My second goal was to see exactly how slow Ackermann would really be with bigger numbers. I admit that I was intrigued by the supposedly scarry xkcd number which can be obtained by calling Ackermann with Graham’s Number as both parameters.
Here is the code:
public static BigInteger ackerman(BigInteger m, BigInteger n)
{
BigInteger r = null;
if(m.compareTo(BigInteger.ZERO) == 0)
r = n.add(BigInteger.ONE);
else if(m.compareTo(BigInteger.ZERO)>0 && n.compareTo(BigInteger.ZERO)==0)
r = ackerman(m.subtract(BigInteger.ONE), BigInteger.ONE);
else if(m.compareTo(BigInteger.ZERO)>0 && n.compareTo(BigInteger.ZERO)>0)
r = ackerman(m.subtract(BigInteger.ONE), ackerman(m, n.subtract(BigInteger.ONE)));
return r;
}
I did couple of test runs and it gave me the same results as the ones shown in Wikipedia article. It seems that the second parameter of the function really doesn’t impact the performance that much. I ran ackerman(1, 10000) and it finished in 1314 milliseconds. Running it with 100,000 gave me a stack overflow error. What I see happening there is many, many recursive calls one after another. We are dealing with pretty big numbers here so no wonder that it craps out.
This tells me that, just as I expected Ackermann can’t be effectively implemented just BigInteger because our memory is limited. So we have to be clever here, and write stuff out to disk before taking each recursive branch – this will of course be slower, but the practical limit then is holding two BigIntegers in memory.

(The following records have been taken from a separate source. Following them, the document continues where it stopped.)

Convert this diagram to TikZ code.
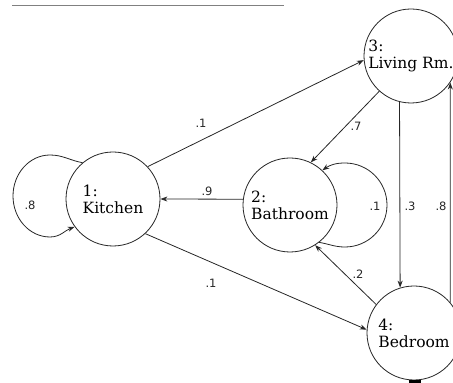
\documentclass[tikz,border=0pt]{standalone}
\usepackage{fontspec}
\setmainfont{DejaVu Serif}
\newfontfamily\lblfont{DejaVu Sans}
\usetikzlibrary{arrows.meta}
\tikzset{
  state/.style={draw=black!85, line width=0.8pt, circle, minimum size=94pt, inner sep=0pt,
    align=left, font=\fontsize{15.5}{17}\selectfont},
  edge/.style={draw=black!85, line width=0.8pt, -{Stealth[length=7pt,width=5pt]}},
  prob/.style={font=\lblfont\fontsize{11.5}{13}\selectfont, text=black!85, inner sep=1pt},
}
\begin{document}
\begin{tikzpicture}[x=1pt,y=1pt]
\useasboundingbox (0,0) rectangle (453,383);
\clip (0,0) rectangle (453,383);
\draw[black!50, line width=1pt] (12,377) -- (284,377);

\node[state] (K) at (113,184) {1:\\Kitchen};
\node[state] (B) at (290,178) {2:\\Bathroom};
\node[state] (L) at (411,327) {3:\\Living Rm.};
\node[state] (D) at (414,50) {4:\\Bedroom};

% self loops
\draw[edge] (K.130) to[out=170,in=0] (50,228)
  arc[start angle=90, end angle=270, x radius=37, y radius=41]
  to[out=0,in=200] (K.216);
\draw[edge] (B.-52) to[out=-10,in=180] (345,136)
  arc[start angle=-90, end angle=90, x radius=42, y radius=42]
  to[out=180,in=35] (B.47);

% edges
\draw[edge] (K.43) -- (L.185);
\draw[edge] (L.228) -- (B.64);
\draw[edge] (B.173) -- (K.0);
\draw[edge] (K.313) -- (D.176);
\draw[edge] (L.256.5) -- (D.107.3);
\draw[edge] (D.40) -- (L.326);
\draw[edge] (D.143) -- (B.302);

\fill[black] (409,0) rectangle (421,3);

% labels
\node[prob] (p8k) at (30,178) {.8};
\node[prob] (p1kl) at (201,260) {.1};
\node[prob] (p7) at (356,257) {.7};
\node[prob] (p9) at (207,192) {.9};
\node[prob] (p1b) at (375,177) {.1};
\node[prob] (p3) at (410,177) {.3};
\node[prob] (p8d) at (441,177) {.8};
\node[prob] (p1kd) at (211,100) {.1};
\node[prob] (p2) at (358,109) {.2};
\end{tikzpicture}
\end{document}
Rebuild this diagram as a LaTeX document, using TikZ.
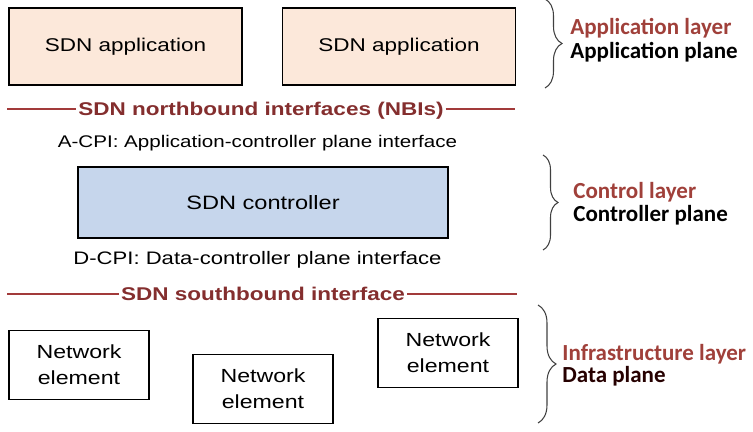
\documentclass[tikz,border=0pt]{standalone}
\usepackage{fontspec}
\setmainfont{Liberation Sans}[FakeStretch=1.22]
\newfontfamily\layerfont{Carlito}
\usetikzlibrary{decorations.pathreplacing}
\definecolor{appfill}{HTML}{FCE8DA}
\definecolor{ctrlfill}{HTML}{C6D6EC}
\definecolor{ifred}{HTML}{A23A3A}
\definecolor{iftext}{HTML}{842E2E}
\definecolor{layerred}{HTML}{A0403A}

\begin{document}
\begin{tikzpicture}[x=0.02cm,y=-0.02cm,box/.style={draw=black,line width=0.9pt,align=center,inner sep=2pt},appbox/.style={box,fill=appfill,minimum width=4.66cm,minimum height=1.54cm,font=\fontsize{10.5}{15}\selectfont},ctrlbox/.style={box,fill=ctrlfill,minimum width=7.4cm,minimum height=1.42cm,font=\fontsize{11}{15}\selectfont},nebox/.style={box,fill=white,minimum width=2.8cm,minimum height=1.38cm,font=\fontsize{10.8}{14.8}\selectfont},iface/.style={text=iftext,font=\bfseries\fontsize{10.5}{13}\selectfont,inner xsep=1pt,inner ysep=0pt,text height=0.72em,text depth=0pt},ifline/.style={draw=ifred,line width=1.2pt},note/.style={anchor=base,inner sep=0pt},layer/.style={anchor=base west,inner sep=0pt,text=layerred,font=\layerfont\bfseries\fontsize{13.1}{15}\selectfont},plane/.style={layer,text=black},brace/.style={decorate,draw=black!75,line width=0.6pt}]
\useasboundingbox (0,0) rectangle (753,432);
% application layer
\node[appbox] (app1) at (125.5,46.5) {SDN application};
\node[appbox] (app2) at (399,46.5) {SDN application};
% northbound interface
\node[iface] (nbi) at (261,109) {SDN northbound interfaces (NBIs)};
\coordinate (nbl) at (7,109);
\coordinate (nbr) at (515,109);
\draw[ifline] (nbl) -- (nbi);
\draw[ifline] (nbi) -- (nbr);
\node[note,font=\fontsize{9.6}{12}\selectfont] (acpi) at (257.5,148) {A-CPI: Application-controller plane interface};
% controller
\node[ctrlbox] (ctrl) at (263,202.5) {SDN controller};
\node[note,font=\fontsize{10.3}{12}\selectfont] (dcpi) at (257.5,264) {D-CPI: Data-controller plane interface};
% southbound interface
\node[iface] (sbi) at (263,294) {SDN southbound interface};
\coordinate (sbl) at (7,294);
\coordinate (sbr) at (517,294);
\draw[ifline] (sbl) -- (sbi);
\draw[ifline] (sbi) -- (sbr);
% network elements
\node[nebox] (ne1) at (79,365) {Network\\element};
\node[nebox] (ne2) at (263,389) {Network\\element};
\node[nebox] (ne3) at (448,353) {Network\\element};
% braces and layer names
\coordinate (appt) at (545,-1);
\coordinate (appb) at (545,88);
\coordinate (ctrlt) at (543,155);
\coordinate (ctrlb) at (543,250);
\coordinate (inft) at (538,305);
\coordinate (infb) at (538,423);
\draw[brace,decoration={brace,amplitude=0.34cm}] (appt) -- (appb);
\draw[brace,decoration={brace,amplitude=0.3cm}] (ctrlt) -- (ctrlb);
\draw[brace,decoration={brace,amplitude=0.36cm}] (inft) -- (infb);
\node[layer] (appl) at (570,35) {Application layer};
\node[plane] (appp) at (570,59) {Application plane};
\node[layer] (ctrll) at (573,198) {Control layer};
\node[plane] (ctrlp) at (573,221) {Controller plane};
\node[layer] (infl) at (562,360) {Infrastructure layer};
\node[plane,text=black!85!red] (infp) at (562,382) {Data plane};
\end{tikzpicture}
\end{document}
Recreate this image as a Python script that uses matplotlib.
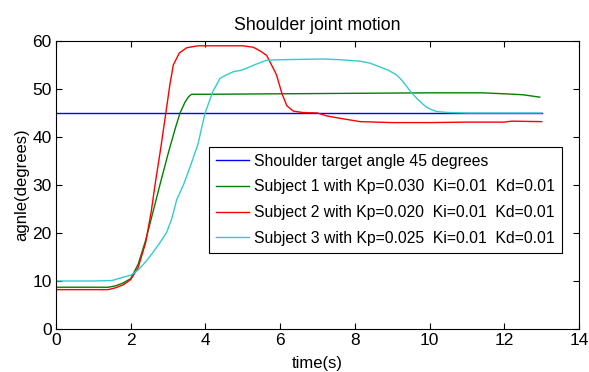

Interestingly enough, the first Ackermann attribute is the one that affects performance. I ran ackermann(4, 1) and it was chuging along for around 3 hours before I killed it. Please check the code and tell me if this is an infinite loop, or is this functionreally that slow? I’m not sure at this point. But if it is this slow, then the xkcd number is really, really scarry. :P
Now… Would it be possible to paralellize the Ackerman function? I’m not sure – because of the recursive nature this might be tricky. I will have to ponder this for a bit.
[tags]ackermann, ackermann function, graham’s number, java, recursion, recursive[/tags]
if you try to work the function out on paper the value “m” variable is so much more important than the value of “n” variable that A(4,1) is not that different from A(4,2) at all! a huge number of “n”‘s must be needed to equal just one “m”
Yup, that’s what it seems like. Thanks.